──────── Data

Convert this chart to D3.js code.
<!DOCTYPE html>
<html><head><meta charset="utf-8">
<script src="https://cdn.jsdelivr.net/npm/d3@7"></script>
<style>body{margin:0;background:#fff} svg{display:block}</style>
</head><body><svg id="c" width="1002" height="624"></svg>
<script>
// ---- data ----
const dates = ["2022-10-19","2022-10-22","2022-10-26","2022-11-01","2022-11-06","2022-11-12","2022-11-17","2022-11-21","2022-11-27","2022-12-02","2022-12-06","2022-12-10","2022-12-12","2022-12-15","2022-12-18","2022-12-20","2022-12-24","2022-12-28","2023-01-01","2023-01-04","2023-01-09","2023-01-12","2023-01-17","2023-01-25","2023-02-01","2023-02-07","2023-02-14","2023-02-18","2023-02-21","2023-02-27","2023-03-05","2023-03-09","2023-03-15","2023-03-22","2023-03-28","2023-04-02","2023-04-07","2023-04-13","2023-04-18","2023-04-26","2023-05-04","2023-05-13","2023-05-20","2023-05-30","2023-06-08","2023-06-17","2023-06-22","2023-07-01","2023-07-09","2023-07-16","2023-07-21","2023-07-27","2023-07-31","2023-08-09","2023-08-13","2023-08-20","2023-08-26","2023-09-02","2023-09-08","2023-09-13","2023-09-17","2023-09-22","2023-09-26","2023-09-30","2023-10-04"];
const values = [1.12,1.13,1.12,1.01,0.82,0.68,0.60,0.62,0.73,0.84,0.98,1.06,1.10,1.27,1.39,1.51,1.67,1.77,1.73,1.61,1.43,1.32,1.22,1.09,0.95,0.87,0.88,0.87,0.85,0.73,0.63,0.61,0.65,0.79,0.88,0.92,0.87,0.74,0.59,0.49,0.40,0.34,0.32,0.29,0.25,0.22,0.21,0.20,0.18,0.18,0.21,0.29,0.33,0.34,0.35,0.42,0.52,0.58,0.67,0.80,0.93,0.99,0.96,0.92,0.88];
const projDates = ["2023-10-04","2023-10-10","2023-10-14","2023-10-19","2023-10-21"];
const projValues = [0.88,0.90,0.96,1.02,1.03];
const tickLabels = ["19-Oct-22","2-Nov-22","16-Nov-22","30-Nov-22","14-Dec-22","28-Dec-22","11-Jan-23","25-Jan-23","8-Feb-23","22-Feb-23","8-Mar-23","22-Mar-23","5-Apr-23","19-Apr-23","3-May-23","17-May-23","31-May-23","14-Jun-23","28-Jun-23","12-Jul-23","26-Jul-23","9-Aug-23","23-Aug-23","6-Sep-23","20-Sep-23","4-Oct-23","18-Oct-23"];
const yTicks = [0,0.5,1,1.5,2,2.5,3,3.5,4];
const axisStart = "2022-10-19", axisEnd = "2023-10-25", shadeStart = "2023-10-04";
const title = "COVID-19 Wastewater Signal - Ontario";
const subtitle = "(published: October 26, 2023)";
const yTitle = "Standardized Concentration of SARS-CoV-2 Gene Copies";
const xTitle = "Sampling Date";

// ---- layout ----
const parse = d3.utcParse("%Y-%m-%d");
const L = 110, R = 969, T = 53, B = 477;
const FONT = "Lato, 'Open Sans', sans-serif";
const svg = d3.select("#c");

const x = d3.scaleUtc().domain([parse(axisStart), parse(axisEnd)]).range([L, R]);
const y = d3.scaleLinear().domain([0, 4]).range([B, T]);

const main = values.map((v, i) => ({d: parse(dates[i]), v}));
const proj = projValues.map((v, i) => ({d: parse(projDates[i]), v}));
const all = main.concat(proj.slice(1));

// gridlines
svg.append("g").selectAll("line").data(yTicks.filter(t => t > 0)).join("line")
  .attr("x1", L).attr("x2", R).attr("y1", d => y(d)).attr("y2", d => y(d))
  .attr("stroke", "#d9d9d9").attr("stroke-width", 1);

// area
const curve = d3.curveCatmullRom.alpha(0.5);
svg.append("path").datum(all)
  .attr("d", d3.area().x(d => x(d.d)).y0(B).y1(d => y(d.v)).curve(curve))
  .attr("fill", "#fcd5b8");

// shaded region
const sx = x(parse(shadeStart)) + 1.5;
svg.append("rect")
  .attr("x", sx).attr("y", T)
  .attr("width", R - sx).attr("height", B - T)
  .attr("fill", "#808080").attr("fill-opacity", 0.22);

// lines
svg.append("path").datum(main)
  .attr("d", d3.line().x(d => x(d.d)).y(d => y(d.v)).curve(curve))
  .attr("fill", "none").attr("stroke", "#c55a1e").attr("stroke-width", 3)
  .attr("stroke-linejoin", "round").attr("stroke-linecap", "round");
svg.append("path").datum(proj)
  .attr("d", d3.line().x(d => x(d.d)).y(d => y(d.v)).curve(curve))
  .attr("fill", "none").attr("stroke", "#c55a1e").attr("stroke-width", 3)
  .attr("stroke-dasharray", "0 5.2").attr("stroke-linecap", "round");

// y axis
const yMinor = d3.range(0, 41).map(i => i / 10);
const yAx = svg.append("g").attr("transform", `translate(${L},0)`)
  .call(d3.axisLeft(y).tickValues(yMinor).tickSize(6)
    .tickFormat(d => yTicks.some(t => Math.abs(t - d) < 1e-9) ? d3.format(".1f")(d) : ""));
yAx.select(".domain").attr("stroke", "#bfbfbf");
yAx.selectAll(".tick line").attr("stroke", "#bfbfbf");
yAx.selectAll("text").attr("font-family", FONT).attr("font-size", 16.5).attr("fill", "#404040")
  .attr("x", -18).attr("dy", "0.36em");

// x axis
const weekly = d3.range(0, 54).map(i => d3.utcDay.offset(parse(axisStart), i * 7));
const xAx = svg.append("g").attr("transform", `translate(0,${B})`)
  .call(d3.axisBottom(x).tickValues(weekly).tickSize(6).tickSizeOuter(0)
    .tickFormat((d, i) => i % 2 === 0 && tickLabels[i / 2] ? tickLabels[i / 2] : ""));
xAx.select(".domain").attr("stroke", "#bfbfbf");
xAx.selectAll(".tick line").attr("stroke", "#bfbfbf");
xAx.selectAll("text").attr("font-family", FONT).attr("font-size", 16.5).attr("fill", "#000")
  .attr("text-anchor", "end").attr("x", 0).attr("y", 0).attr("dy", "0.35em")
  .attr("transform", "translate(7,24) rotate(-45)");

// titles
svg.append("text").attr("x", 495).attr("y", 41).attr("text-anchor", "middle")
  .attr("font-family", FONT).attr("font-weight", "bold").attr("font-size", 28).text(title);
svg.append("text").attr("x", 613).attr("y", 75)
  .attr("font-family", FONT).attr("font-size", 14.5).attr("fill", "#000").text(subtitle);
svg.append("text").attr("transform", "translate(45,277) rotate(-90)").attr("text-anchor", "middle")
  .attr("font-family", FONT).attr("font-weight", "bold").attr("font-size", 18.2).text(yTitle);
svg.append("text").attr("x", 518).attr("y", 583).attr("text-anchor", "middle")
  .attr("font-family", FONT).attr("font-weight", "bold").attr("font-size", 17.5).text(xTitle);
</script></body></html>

────────────────

#### [Task statement]
Please set down the whole listing above without altering a single line.

#### [Result]
Convert this chart to D3.js code.
<!DOCTYPE html>
<html><head><meta charset="utf-8">
<script src="https://cdn.jsdelivr.net/npm/d3@7"></script>
<style>body{margin:0;background:#fff} svg{display:block}</style>
</head><body><svg id="c" width="1002" height="624"></svg>
<script>
// ---- data ----
const dates = ["2022-10-19","2022-10-22","2022-10-26","2022-11-01","2022-11-06","2022-11-12","2022-11-17","2022-11-21","2022-11-27","2022-12-02","2022-12-06","2022-12-10","2022-12-12","2022-12-15","2022-12-18","2022-12-20","2022-12-24","2022-12-28","2023-01-01","2023-01-04","2023-01-09","2023-01-12","2023-01-17","2023-01-25","2023-02-01","2023-02-07","2023-02-14","2023-02-18","2023-02-21","2023-02-27","2023-03-05","2023-03-09","2023-03-15","2023-03-22","2023-03-28","2023-04-02","2023-04-07","2023-04-13","2023-04-18","2023-04-26","2023-05-04","2023-05-13","2023-05-20","2023-05-30","2023-06-08","2023-06-17","2023-06-22","2023-07-01","2023-07-09","2023-07-16","2023-07-21","2023-07-27","2023-07-31","2023-08-09","2023-08-13","2023-08-20","2023-08-26","2023-09-02","2023-09-08","2023-09-13","2023-09-17","2023-09-22","2023-09-26","2023-09-30","2023-10-04"];
const values = [1.12,1.13,1.12,1.01,0.82,0.68,0.60,0.62,0.73,0.84,0.98,1.06,1.10,1.27,1.39,1.51,1.67,1.77,1.73,1.61,1.43,1.32,1.22,1.09,0.95,0.87,0.88,0.87,0.85,0.73,0.63,0.61,0.65,0.79,0.88,0.92,0.87,0.74,0.59,0.49,0.40,0.34,0.32,0.29,0.25,0.22,0.21,0.20,0.18,0.18,0.21,0.29,0.33,0.34,0.35,0.42,0.52,0.58,0.67,0.80,0.93,0.99,0.96,0.92,0.88];
const projDates = ["2023-10-04","2023-10-10","2023-10-14","2023-10-19","2023-10-21"];
const projValues = [0.88,0.90,0.96,1.02,1.03];
const tickLabels = ["19-Oct-22","2-Nov-22","16-Nov-22","30-Nov-22","14-Dec-22","28-Dec-22","11-Jan-23","25-Jan-23","8-Feb-23","22-Feb-23","8-Mar-23","22-Mar-23","5-Apr-23","19-Apr-23","3-May-23","17-May-23","31-May-23","14-Jun-23","28-Jun-23","12-Jul-23","26-Jul-23","9-Aug-23","23-Aug-23","6-Sep-23","20-Sep-23","4-Oct-23","18-Oct-23"];
const yTicks = [0,0.5,1,1.5,2,2.5,3,3.5,4];
const axisStart = "2022-10-19", axisEnd = "2023-10-25", shadeStart = "2023-10-04";
const title = "COVID-19 Wastewater Signal - Ontario";
const subtitle = "(published: October 26, 2023)";
const yTitle = "Standardized Concentration of SARS-CoV-2 Gene Copies";
const xTitle = "Sampling Date";

// ---- layout ----
const parse = d3.utcParse("%Y-%m-%d");
const L = 110, R = 969, T = 53, B = 477;
const FONT = "Lato, 'Open Sans', sans-serif";
const svg = d3.select("#c");

const x = d3.scaleUtc().domain([parse(axisStart), parse(axisEnd)]).range([L, R]);
const y = d3.scaleLinear().domain([0, 4]).range([B, T]);

const main = values.map((v, i) => ({d: parse(dates[i]), v}));
const proj = projValues.map((v, i) => ({d: parse(projDates[i]), v}));
const all = main.concat(proj.slice(1));

// gridlines
svg.append("g").selectAll("line").data(yTicks.filter(t => t > 0)).join("line")
  .attr("x1", L).attr("x2", R).attr("y1", d => y(d)).attr("y2", d => y(d))
  .attr("stroke", "#d9d9d9").attr("stroke-width", 1);

// area
const curve = d3.curveCatmullRom.alpha(0.5);
svg.append("path").datum(all)
  .attr("d", d3.area().x(d => x(d.d)).y0(B).y1(d => y(d.v)).curve(curve))
  .attr("fill", "#fcd5b8");

// shaded region
const sx = x(parse(shadeStart)) + 1.5;
svg.append("rect")
  .attr("x", sx).attr("y", T)
  .attr("width", R - sx).attr("height", B - T)
  .attr("fill", "#808080").attr("fill-opacity", 0.22);

// lines
svg.append("path").datum(main)
  .attr("d", d3.line().x(d => x(d.d)).y(d => y(d.v)).curve(curve))
  .attr("fill", "none").attr("stroke", "#c55a1e").attr("stroke-width", 3)
  .attr("stroke-linejoin", "round").attr("stroke-linecap", "round");
svg.append("path").datum(proj)
  .attr("d", d3.line().x(d => x(d.d)).y(d => y(d.v)).curve(curve))
  .attr("fill", "none").attr("stroke", "#c55a1e").attr("stroke-width", 3)
  .attr("stroke-dasharray", "0 5.2").attr("stroke-linecap", "round");

// y axis
const yMinor = d3.range(0, 41).map(i => i / 10);
const yAx = svg.append("g").attr("transform", `translate(${L},0)`)
  .call(d3.axisLeft(y).tickValues(yMinor).tickSize(6)
    .tickFormat(d => yTicks.some(t => Math.abs(t - d) < 1e-9) ? d3.format(".1f")(d) : ""));
yAx.select(".domain").attr("stroke", "#bfbfbf");
yAx.selectAll(".tick line").attr("stroke", "#bfbfbf");
yAx.selectAll("text").attr("font-family", FONT).attr("font-size", 16.5).attr("fill", "#404040")
  .attr("x", -18).attr("dy", "0.36em");

// x axis
const weekly = d3.range(0, 54).map(i => d3.utcDay.offset(parse(axisStart), i * 7));
const xAx = svg.append("g").attr("transform", `translate(0,${B})`)
  .call(d3.axisBottom(x).tickValues(weekly).tickSize(6).tickSizeOuter(0)
    .tickFormat((d, i) => i % 2 === 0 && tickLabels[i / 2] ? tickLabels[i / 2] : ""));
xAx.select(".domain").attr("stroke", "#bfbfbf");
xAx.selectAll(".tick line").attr("stroke", "#bfbfbf");
xAx.selectAll("text").attr("font-family", FONT).attr("font-size", 16.5).attr("fill", "#000")
  .attr("text-anchor", "end").attr("x", 0).attr("y", 0).attr("dy", "0.35em")
  .attr("transform", "translate(7,24) rotate(-45)");

// titles
svg.append("text").attr("x", 495).attr("y", 41).attr("text-anchor", "middle")
  .attr("font-family", FONT).attr("font-weight", "bold").attr("font-size", 28).text(title);
svg.append("text").attr("x", 613).attr("y", 75)
  .attr("font-family", FONT).attr("font-size", 14.5).attr("fill", "#000").text(subtitle);
svg.append("text").attr("transform", "translate(45,277) rotate(-90)").attr("text-anchor", "middle")
  .attr("font-family", FONT).attr("font-weight", "bold").attr("font-size", 18.2).text(yTitle);
svg.append("text").attr("x", 518).attr("y", 583).attr("text-anchor", "middle")
  .attr("font-family", FONT).attr("font-weight", "bold").attr("font-size", 17.5).text(xTitle);
</script></body></html>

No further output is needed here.